*** INFORMATION SUPPLIED ***

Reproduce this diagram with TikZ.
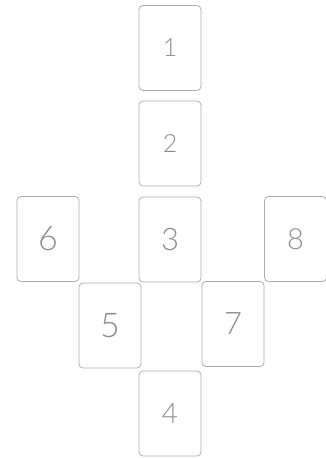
\documentclass[tikz,border=0pt]{standalone}
\usepackage{fontspec}
\newfontfamily\thinfont{Lato Light}
\begin{document}
\begin{tikzpicture}[x=1pt,y=-1pt,
  card/.style={draw=black!32, line width=0.8pt, rounded corners=4pt, minimum width=62pt, minimum height=85pt, inner sep=0pt,
    text=black!45, font=\thinfont\fontsize{25}{25}\selectfont},
  fs/.style={font=\thinfont\fontsize{#1}{#1}\selectfont}]
\useasboundingbox (0,0) rectangle (326,458);
\node[card,fs=25] (c1) at (170,48) {1};
\node[card,fs=25] (c2) at (170,143.5) {2};
\node[card,fs=31] (c3) at (170,239.5) {3};
\node[card,fs=34] (c6) at (48,239) {6};
\node[card,fs=29] (c8) at (295.5,239) {8};
\node[card,fs=34] (c5) at (110,325.5) {5};
\node[card,fs=31] (c7) at (233,324) {7};
\node[card,fs=28] (c4) at (170,413.5) {4};
\end{tikzpicture}
\end{document}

***

• **STATED GOAL**: In your copy of the listing above, reproduce each line exactly and omit all pictures.

• **THE SOLUTION**:
Reproduce this diagram with TikZ.
\documentclass[tikz,border=0pt]{standalone}
\usepackage{fontspec}
\newfontfamily\thinfont{Lato Light}
\begin{document}
\begin{tikzpicture}[x=1pt,y=-1pt,
  card/.style={draw=black!32, line width=0.8pt, rounded corners=4pt, minimum width=62pt, minimum height=85pt, inner sep=0pt,
    text=black!45, font=\thinfont\fontsize{25}{25}\selectfont},
  fs/.style={font=\thinfont\fontsize{#1}{#1}\selectfont}]
\useasboundingbox (0,0) rectangle (326,458);
\node[card,fs=25] (c1) at (170,48) {1};
\node[card,fs=25] (c2) at (170,143.5) {2};
\node[card,fs=31] (c3) at (170,239.5) {3};
\node[card,fs=34] (c6) at (48,239) {6};
\node[card,fs=29] (c8) at (295.5,239) {8};
\node[card,fs=34] (c5) at (110,325.5) {5};
\node[card,fs=31] (c7) at (233,324) {7};
\node[card,fs=28] (c4) at (170,413.5) {4};
\end{tikzpicture}
\end{document}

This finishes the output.